[Plotting code records]

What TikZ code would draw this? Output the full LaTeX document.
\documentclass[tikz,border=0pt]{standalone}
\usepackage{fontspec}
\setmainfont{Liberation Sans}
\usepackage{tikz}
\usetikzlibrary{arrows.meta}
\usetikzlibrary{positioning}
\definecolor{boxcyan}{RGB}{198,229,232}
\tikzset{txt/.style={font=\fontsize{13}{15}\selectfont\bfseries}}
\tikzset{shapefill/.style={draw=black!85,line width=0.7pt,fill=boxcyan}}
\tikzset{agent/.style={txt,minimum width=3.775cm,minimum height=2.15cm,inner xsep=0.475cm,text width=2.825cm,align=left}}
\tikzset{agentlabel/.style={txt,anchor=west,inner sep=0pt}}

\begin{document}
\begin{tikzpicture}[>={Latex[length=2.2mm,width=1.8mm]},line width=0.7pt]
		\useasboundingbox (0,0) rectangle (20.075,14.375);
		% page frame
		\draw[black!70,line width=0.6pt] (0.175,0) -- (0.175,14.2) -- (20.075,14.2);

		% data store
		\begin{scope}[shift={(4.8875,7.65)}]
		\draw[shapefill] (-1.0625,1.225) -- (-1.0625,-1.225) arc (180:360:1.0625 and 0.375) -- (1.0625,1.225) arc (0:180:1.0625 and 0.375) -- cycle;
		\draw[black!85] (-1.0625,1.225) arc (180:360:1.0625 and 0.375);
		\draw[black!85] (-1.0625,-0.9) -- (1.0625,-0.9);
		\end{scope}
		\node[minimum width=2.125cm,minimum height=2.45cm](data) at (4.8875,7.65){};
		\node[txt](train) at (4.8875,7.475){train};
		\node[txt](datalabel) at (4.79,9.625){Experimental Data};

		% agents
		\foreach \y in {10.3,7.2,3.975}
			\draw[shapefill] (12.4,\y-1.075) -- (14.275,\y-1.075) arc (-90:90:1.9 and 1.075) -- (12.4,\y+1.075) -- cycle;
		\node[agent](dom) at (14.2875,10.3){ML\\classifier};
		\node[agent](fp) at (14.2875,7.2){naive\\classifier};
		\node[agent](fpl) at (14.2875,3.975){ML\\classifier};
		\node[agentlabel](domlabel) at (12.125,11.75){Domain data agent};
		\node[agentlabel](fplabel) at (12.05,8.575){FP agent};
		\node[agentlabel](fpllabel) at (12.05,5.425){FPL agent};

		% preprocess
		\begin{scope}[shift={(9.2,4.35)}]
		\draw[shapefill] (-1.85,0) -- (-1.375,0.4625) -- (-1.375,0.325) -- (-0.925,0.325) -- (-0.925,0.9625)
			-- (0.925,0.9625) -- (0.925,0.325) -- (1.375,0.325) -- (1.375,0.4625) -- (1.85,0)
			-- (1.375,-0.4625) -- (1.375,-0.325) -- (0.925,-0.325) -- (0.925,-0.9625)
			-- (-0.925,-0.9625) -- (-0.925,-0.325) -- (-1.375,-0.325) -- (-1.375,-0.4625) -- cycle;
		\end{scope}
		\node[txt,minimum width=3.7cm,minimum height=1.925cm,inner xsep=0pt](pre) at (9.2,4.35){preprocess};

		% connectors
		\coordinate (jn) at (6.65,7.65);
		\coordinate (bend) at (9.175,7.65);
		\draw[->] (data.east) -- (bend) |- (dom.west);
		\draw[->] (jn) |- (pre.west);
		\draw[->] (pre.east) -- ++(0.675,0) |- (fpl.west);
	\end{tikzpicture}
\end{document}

--

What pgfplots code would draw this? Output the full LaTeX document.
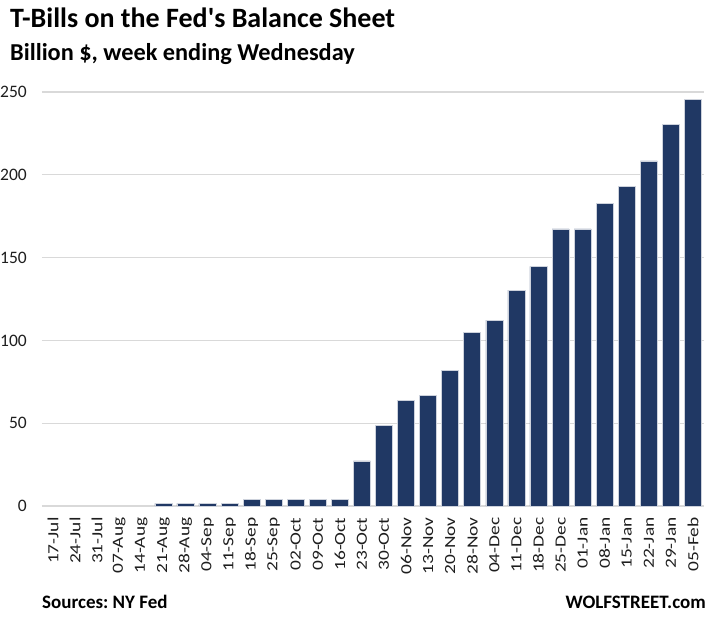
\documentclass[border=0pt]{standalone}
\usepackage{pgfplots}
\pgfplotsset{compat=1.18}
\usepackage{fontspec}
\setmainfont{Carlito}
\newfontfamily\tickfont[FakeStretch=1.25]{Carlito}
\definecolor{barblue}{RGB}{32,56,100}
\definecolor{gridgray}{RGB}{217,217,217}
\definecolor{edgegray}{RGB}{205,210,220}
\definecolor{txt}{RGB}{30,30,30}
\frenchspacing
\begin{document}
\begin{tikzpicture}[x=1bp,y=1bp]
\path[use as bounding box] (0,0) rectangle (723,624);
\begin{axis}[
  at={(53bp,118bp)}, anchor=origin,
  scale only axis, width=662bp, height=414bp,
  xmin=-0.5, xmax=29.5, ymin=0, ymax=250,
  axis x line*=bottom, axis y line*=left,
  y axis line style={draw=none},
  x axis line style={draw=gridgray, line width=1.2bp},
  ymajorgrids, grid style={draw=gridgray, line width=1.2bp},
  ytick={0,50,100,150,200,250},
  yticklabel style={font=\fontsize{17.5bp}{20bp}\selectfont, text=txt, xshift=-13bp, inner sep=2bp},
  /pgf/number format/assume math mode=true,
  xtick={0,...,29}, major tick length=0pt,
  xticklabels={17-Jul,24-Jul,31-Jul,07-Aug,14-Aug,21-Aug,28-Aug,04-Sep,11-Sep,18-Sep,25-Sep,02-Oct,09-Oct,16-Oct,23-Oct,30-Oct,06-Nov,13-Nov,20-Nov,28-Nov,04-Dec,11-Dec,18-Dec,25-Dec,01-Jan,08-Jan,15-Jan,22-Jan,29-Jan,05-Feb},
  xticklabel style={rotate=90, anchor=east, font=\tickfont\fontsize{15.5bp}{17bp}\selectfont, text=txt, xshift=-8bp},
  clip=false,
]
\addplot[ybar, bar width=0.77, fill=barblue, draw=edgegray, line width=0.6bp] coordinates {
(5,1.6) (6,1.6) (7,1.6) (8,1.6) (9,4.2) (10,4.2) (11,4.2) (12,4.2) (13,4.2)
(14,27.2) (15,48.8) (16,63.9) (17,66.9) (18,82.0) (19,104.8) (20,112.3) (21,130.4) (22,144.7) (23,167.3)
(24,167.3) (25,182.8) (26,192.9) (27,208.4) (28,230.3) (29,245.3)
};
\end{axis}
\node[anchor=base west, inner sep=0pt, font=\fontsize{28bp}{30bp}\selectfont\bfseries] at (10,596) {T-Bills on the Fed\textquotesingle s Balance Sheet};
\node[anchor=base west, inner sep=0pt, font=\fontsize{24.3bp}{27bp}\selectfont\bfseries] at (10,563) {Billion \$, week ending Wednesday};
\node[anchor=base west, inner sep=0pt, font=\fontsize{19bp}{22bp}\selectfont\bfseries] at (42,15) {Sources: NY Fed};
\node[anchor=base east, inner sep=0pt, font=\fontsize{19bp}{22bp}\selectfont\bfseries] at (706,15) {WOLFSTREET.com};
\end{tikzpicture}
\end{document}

▸ **WHAT NEEDS TO BE DONE**
Pick out every line with the string "this" and copy it.

▸ **WRITTEN ANSWER**
What TikZ code would draw this? Output the full LaTeX document.
What pgfplots code would draw this? Output the full LaTeX document.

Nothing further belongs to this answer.